##### Dataset section

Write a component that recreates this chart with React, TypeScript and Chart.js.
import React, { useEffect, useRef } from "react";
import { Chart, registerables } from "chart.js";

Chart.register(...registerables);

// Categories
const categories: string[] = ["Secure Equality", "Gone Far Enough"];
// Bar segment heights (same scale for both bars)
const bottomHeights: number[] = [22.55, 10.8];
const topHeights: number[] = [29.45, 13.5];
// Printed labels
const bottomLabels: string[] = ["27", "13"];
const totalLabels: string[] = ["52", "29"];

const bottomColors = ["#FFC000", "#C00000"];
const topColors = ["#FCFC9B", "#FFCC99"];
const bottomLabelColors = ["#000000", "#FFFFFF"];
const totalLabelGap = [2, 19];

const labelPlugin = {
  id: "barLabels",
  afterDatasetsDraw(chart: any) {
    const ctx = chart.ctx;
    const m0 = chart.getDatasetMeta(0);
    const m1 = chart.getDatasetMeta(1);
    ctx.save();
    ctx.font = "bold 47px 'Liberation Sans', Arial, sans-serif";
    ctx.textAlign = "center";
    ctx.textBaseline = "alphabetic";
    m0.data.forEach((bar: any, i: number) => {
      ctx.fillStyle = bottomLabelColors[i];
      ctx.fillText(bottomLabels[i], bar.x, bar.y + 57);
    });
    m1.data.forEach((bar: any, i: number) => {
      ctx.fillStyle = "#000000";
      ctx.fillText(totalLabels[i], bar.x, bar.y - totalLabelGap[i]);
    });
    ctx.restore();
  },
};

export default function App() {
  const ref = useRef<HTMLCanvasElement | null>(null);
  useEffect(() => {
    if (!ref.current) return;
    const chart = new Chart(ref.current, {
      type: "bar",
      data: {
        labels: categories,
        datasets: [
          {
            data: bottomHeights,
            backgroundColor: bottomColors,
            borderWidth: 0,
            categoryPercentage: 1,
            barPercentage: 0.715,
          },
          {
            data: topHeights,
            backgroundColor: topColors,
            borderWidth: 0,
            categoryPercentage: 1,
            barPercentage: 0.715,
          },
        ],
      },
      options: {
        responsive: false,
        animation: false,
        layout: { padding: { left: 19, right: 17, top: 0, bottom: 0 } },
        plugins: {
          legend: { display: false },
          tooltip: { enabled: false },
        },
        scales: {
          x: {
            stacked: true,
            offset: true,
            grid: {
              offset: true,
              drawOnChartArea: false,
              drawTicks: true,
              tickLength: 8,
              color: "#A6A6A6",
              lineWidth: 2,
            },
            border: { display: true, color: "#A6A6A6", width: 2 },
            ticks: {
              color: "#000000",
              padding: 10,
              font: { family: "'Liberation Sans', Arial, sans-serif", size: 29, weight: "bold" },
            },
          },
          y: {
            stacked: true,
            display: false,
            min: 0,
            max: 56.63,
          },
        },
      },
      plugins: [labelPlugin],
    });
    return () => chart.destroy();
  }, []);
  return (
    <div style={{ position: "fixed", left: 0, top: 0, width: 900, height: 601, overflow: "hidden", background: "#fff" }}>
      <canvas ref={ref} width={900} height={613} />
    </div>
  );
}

##########

- _Goal_: Go through the listing above and restate it word for word.

- _Worked solution_:
Write a component that recreates this chart with React, TypeScript and Chart.js.
import React, { useEffect, useRef } from "react";
import { Chart, registerables } from "chart.js";

Chart.register(...registerables);

// Categories
const categories: string[] = ["Secure Equality", "Gone Far Enough"];
// Bar segment heights (same scale for both bars)
const bottomHeights: number[] = [22.55, 10.8];
const topHeights: number[] = [29.45, 13.5];
// Printed labels
const bottomLabels: string[] = ["27", "13"];
const totalLabels: string[] = ["52", "29"];

const bottomColors = ["#FFC000", "#C00000"];
const topColors = ["#FCFC9B", "#FFCC99"];
const bottomLabelColors = ["#000000", "#FFFFFF"];
const totalLabelGap = [2, 19];

const labelPlugin = {
  id: "barLabels",
  afterDatasetsDraw(chart: any) {
    const ctx = chart.ctx;
    const m0 = chart.getDatasetMeta(0);
    const m1 = chart.getDatasetMeta(1);
    ctx.save();
    ctx.font = "bold 47px 'Liberation Sans', Arial, sans-serif";
    ctx.textAlign = "center";
    ctx.textBaseline = "alphabetic";
    m0.data.forEach((bar: any, i: number) => {
      ctx.fillStyle = bottomLabelColors[i];
      ctx.fillText(bottomLabels[i], bar.x, bar.y + 57);
    });
    m1.data.forEach((bar: any, i: number) => {
      ctx.fillStyle = "#000000";
      ctx.fillText(totalLabels[i], bar.x, bar.y - totalLabelGap[i]);
    });
    ctx.restore();
  },
};

export default function App() {
  const ref = useRef<HTMLCanvasElement | null>(null);
  useEffect(() => {
    if (!ref.current) return;
    const chart = new Chart(ref.current, {
      type: "bar",
      data: {
        labels: categories,
        datasets: [
          {
            data: bottomHeights,
            backgroundColor: bottomColors,
            borderWidth: 0,
            categoryPercentage: 1,
            barPercentage: 0.715,
          },
          {
            data: topHeights,
            backgroundColor: topColors,
            borderWidth: 0,
            categoryPercentage: 1,
            barPercentage: 0.715,
          },
        ],
      },
      options: {
        responsive: false,
        animation: false,
        layout: { padding: { left: 19, right: 17, top: 0, bottom: 0 } },
        plugins: {
          legend: { display: false },
          tooltip: { enabled: false },
        },
        scales: {
          x: {
            stacked: true,
            offset: true,
            grid: {
              offset: true,
              drawOnChartArea: false,
              drawTicks: true,
              tickLength: 8,
              color: "#A6A6A6",
              lineWidth: 2,
            },
            border: { display: true, color: "#A6A6A6", width: 2 },
            ticks: {
              color: "#000000",
              padding: 10,
              font: { family: "'Liberation Sans', Arial, sans-serif", size: 29, weight: "bold" },
            },
          },
          y: {
            stacked: true,
            display: false,
            min: 0,
            max: 56.63,
          },
        },
      },
      plugins: [labelPlugin],
    });
    return () => chart.destroy();
  }, []);
  return (
    <div style={{ position: "fixed", left: 0, top: 0, width: 900, height: 601, overflow: "hidden", background: "#fff" }}>
      <canvas ref={ref} width={900} height={613} />
    </div>
  );
}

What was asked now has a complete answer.